# THE INPUT:
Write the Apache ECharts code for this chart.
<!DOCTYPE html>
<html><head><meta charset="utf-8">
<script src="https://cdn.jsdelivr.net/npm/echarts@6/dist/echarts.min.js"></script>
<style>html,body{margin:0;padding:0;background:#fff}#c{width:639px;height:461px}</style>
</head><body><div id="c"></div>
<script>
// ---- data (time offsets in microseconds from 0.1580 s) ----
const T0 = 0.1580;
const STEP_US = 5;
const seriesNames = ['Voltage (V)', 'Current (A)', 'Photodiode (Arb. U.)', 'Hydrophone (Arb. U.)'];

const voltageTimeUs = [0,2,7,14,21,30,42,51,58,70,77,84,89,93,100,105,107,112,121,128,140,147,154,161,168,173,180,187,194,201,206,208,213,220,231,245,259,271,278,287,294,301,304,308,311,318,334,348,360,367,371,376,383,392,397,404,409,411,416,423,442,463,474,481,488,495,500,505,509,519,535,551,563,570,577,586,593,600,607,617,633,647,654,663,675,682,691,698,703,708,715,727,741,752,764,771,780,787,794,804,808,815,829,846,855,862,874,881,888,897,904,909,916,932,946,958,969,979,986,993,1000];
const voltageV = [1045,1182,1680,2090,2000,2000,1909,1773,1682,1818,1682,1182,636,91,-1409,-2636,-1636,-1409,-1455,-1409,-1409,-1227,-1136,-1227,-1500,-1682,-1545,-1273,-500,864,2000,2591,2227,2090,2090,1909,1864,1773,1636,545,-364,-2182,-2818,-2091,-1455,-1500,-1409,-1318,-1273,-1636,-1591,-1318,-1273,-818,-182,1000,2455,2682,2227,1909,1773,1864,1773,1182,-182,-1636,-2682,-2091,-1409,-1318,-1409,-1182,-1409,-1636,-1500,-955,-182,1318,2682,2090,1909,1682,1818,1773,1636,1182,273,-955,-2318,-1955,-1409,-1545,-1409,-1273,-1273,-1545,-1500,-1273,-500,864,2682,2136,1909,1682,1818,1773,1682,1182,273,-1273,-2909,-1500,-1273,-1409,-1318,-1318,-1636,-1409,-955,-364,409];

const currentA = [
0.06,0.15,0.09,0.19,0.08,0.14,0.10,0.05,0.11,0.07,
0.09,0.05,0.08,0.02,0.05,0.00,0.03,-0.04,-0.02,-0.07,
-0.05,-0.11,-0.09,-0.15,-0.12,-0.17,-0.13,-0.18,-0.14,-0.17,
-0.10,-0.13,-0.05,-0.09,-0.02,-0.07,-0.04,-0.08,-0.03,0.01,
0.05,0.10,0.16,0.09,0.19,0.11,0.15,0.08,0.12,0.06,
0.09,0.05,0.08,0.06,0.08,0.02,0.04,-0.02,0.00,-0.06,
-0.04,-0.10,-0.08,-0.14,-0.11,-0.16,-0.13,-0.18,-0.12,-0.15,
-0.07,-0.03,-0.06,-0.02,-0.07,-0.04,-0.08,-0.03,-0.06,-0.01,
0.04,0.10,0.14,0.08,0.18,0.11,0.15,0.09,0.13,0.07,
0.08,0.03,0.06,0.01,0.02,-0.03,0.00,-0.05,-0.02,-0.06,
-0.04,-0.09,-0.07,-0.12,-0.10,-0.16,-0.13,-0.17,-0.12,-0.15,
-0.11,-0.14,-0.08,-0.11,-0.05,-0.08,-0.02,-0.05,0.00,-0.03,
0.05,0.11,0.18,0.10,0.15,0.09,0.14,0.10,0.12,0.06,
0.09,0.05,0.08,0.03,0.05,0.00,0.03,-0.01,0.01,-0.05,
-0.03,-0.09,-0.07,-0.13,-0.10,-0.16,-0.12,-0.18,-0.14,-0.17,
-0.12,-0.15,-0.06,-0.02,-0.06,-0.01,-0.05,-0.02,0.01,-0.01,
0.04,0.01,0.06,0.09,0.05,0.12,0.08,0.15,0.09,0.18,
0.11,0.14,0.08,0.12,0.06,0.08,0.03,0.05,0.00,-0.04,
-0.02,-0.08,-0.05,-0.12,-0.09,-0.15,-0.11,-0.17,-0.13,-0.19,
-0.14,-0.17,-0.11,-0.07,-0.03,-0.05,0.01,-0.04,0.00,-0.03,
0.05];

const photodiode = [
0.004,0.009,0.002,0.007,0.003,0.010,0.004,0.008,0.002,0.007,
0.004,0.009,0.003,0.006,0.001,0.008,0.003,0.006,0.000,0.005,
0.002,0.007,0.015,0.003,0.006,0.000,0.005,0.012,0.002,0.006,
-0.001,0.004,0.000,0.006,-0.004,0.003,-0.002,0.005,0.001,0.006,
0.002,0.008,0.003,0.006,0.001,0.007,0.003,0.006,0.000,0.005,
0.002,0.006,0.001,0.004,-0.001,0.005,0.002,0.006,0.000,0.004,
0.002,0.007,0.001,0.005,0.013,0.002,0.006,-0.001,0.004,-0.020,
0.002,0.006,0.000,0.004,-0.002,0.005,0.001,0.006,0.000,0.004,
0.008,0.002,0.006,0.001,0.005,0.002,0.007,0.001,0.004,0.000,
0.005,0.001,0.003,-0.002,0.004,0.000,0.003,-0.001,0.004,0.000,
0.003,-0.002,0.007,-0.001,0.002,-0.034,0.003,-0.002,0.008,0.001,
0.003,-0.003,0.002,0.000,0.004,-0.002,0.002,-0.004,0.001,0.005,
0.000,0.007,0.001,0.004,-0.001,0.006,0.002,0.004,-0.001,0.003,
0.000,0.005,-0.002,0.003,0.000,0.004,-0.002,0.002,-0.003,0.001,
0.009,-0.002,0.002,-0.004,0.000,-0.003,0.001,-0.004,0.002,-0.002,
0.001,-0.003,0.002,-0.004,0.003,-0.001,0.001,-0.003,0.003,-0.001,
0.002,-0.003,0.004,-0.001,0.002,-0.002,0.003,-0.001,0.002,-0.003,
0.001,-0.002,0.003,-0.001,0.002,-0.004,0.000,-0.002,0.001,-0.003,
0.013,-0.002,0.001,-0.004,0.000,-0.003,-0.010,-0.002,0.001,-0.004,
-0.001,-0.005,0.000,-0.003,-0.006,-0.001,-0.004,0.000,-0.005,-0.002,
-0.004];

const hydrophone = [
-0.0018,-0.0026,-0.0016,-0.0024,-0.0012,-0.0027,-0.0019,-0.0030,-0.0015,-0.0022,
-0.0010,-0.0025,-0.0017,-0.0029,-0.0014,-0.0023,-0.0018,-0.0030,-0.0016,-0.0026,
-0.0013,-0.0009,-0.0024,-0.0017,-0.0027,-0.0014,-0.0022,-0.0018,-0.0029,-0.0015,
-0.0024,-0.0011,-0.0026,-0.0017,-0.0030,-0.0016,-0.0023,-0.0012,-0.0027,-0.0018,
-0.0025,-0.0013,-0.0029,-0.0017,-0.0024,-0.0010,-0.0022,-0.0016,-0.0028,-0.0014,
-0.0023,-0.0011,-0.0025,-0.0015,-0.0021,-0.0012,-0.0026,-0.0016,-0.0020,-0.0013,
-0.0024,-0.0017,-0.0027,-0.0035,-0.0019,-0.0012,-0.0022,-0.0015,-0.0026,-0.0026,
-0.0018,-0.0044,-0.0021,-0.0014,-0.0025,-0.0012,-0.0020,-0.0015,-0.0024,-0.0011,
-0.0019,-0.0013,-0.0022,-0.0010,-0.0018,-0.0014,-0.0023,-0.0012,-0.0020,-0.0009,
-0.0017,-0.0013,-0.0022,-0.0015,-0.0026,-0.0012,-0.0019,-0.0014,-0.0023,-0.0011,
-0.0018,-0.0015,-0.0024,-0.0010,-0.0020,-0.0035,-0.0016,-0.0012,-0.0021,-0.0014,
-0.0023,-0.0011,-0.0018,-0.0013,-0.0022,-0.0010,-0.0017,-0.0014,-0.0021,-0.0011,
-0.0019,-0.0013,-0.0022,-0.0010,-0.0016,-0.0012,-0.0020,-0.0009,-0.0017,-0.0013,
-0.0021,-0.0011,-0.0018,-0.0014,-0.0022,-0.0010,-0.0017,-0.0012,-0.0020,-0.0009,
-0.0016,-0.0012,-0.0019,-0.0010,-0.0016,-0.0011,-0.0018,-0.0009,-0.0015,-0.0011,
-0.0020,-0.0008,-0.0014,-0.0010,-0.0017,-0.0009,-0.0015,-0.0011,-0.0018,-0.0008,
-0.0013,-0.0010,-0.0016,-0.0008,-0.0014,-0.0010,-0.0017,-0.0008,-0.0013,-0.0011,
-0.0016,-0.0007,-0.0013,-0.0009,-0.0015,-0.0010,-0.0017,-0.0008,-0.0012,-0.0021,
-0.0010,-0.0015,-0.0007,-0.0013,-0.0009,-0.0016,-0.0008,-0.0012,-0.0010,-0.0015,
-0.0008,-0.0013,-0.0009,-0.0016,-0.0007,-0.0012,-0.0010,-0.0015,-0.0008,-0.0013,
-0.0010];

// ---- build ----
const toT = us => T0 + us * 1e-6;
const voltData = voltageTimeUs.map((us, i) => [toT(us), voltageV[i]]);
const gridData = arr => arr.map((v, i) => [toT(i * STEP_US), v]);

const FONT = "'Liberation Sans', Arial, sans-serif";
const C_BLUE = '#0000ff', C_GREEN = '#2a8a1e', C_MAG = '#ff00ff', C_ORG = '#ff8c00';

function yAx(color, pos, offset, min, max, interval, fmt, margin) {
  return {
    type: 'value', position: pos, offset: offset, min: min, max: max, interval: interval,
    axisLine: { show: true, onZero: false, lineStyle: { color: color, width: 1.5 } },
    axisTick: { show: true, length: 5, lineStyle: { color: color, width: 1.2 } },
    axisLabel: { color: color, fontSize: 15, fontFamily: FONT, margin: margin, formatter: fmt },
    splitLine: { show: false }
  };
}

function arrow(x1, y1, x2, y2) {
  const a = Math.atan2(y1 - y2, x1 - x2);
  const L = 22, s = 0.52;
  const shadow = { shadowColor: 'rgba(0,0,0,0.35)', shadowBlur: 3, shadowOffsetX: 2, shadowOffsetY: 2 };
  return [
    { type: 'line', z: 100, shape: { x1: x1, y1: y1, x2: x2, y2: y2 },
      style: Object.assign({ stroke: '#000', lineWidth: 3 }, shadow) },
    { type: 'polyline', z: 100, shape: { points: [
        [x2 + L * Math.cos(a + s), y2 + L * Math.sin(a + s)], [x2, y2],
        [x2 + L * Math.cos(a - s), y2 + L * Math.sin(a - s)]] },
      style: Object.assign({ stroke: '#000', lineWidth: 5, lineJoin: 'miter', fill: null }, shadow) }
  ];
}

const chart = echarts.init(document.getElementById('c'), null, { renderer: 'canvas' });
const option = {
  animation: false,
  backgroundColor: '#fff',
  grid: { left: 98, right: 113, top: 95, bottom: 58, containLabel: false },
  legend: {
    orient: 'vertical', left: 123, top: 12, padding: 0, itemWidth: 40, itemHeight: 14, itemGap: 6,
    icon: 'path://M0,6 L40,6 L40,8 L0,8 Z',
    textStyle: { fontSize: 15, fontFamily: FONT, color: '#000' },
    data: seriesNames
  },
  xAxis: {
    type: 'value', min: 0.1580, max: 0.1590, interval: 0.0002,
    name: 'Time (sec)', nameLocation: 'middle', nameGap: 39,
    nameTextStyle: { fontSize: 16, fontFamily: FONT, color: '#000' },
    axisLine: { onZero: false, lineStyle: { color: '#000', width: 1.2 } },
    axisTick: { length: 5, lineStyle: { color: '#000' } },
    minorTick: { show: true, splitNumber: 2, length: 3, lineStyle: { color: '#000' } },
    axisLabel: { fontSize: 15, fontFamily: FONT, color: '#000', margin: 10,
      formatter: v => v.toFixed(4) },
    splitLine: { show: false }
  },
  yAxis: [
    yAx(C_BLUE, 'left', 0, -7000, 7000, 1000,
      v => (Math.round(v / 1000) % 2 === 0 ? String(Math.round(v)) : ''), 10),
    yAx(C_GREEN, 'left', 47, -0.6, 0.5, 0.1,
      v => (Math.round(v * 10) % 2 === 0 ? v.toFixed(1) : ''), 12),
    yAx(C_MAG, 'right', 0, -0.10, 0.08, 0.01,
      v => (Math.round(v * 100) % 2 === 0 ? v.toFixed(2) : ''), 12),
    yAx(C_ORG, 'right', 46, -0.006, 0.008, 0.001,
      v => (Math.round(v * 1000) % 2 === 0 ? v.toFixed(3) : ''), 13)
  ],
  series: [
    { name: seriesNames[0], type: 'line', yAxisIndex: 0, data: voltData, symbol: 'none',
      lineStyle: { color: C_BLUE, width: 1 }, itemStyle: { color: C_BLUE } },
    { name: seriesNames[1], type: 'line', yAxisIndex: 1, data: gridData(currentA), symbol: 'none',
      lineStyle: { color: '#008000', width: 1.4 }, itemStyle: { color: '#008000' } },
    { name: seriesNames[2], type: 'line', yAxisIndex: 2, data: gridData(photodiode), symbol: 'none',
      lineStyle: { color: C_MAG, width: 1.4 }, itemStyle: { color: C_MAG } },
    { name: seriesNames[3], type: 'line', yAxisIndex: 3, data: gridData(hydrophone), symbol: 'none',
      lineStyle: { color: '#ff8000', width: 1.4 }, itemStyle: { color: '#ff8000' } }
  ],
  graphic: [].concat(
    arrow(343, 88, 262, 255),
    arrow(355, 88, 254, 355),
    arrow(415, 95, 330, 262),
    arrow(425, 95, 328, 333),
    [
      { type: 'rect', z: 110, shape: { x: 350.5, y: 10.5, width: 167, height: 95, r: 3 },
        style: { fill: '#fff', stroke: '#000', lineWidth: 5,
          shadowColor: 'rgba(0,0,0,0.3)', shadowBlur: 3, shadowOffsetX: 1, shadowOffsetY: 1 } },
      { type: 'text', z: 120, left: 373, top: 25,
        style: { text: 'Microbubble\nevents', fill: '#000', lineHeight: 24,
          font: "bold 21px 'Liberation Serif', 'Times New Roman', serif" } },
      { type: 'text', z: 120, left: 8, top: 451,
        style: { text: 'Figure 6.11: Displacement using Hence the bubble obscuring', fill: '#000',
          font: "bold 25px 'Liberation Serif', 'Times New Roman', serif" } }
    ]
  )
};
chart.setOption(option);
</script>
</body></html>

==

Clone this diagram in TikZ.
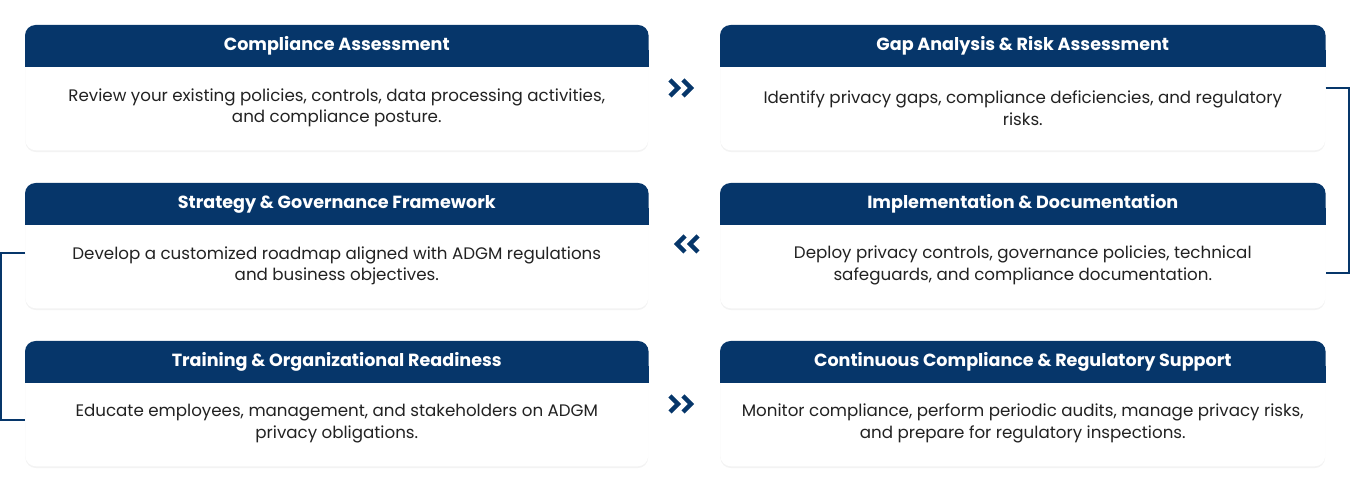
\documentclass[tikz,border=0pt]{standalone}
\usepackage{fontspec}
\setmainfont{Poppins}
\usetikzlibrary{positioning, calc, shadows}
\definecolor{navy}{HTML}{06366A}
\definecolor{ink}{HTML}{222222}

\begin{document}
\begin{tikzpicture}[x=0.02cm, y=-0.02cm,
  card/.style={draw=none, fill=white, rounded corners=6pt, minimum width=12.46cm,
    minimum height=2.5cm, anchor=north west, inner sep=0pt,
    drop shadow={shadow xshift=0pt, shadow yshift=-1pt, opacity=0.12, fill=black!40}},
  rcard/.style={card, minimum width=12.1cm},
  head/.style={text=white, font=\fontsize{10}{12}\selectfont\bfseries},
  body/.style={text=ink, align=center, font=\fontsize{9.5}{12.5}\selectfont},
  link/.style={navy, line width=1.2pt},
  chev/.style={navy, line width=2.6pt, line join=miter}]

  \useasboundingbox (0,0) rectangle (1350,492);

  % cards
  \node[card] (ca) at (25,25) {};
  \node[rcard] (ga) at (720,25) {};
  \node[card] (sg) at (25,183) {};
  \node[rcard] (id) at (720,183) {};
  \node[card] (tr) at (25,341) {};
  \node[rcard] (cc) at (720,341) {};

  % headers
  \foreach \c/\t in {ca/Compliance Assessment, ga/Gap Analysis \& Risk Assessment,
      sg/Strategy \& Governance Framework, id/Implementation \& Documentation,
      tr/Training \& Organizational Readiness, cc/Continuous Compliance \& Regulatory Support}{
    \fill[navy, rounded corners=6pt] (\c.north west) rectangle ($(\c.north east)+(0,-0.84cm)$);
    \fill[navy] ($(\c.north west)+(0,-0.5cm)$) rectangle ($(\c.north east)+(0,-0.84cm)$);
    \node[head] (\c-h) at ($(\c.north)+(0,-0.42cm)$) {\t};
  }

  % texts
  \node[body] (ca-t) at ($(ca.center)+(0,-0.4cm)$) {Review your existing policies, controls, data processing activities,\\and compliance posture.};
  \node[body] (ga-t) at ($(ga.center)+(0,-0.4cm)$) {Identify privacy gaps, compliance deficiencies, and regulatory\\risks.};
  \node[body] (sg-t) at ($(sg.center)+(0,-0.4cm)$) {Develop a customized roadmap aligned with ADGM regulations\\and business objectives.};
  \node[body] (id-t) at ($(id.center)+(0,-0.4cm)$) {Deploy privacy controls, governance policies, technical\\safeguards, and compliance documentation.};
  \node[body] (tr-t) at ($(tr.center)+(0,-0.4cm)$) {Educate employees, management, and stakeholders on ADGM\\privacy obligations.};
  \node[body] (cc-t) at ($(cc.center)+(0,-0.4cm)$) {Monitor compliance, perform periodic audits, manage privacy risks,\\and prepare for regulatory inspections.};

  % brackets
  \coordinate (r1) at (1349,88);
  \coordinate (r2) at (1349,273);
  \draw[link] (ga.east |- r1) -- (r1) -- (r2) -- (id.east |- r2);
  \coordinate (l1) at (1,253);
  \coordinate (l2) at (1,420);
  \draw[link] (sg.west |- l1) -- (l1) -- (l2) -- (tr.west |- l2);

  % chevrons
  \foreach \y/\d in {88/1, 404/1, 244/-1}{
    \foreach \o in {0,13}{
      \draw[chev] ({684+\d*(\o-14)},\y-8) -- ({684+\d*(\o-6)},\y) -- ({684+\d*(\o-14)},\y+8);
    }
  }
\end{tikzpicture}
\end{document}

...

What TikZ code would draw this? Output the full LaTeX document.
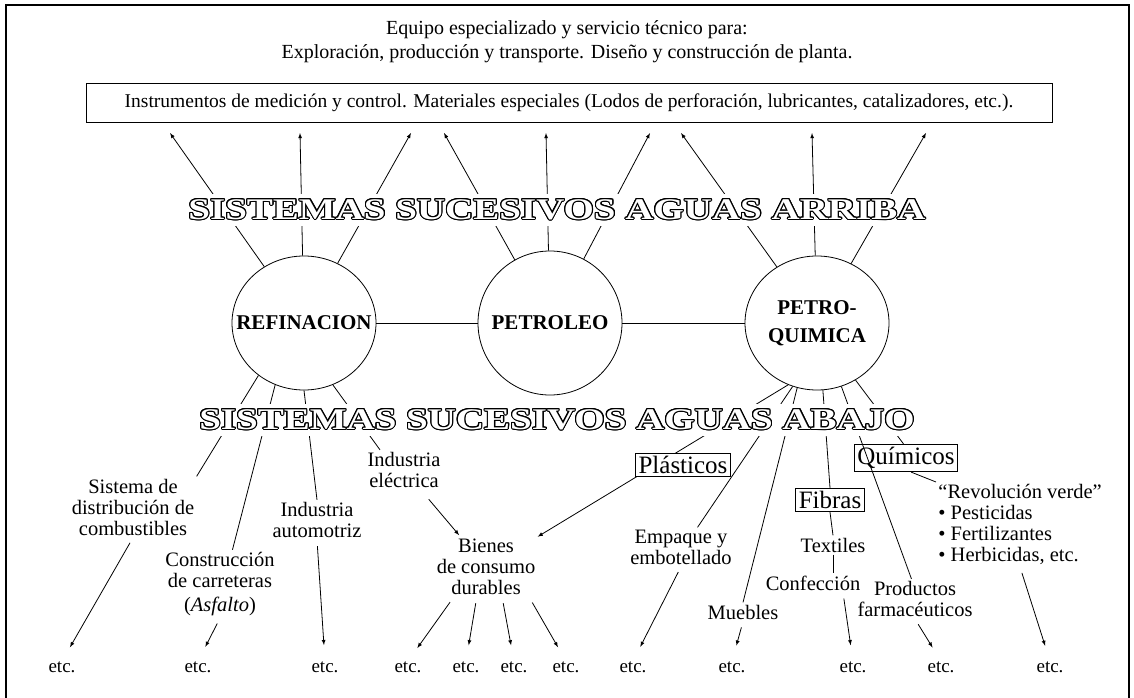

# WHAT YOU WILL DO:
Print, without alteration, the lines from the line with "Write the Apache ECharts code for this chart." to the line with "const seriesNames = ['Voltage". Include both of them, and omit every other line.

# SOLUTION TO THIS PROBLEM:
Write the Apache ECharts code for this chart.
<!DOCTYPE html>
<html><head><meta charset="utf-8">
<script src="https://cdn.jsdelivr.net/npm/echarts@6/dist/echarts.min.js"></script>
<style>html,body{margin:0;padding:0;background:#fff}#c{width:639px;height:461px}</style>
</head><body><div id="c"></div>
<script>
// ---- data (time offsets in microseconds from 0.1580 s) ----
const T0 = 0.1580;
const STEP_US = 5;
const seriesNames = ['Voltage (V)', 'Current (A)', 'Photodiode (Arb. U.)', 'Hydrophone (Arb. U.)'];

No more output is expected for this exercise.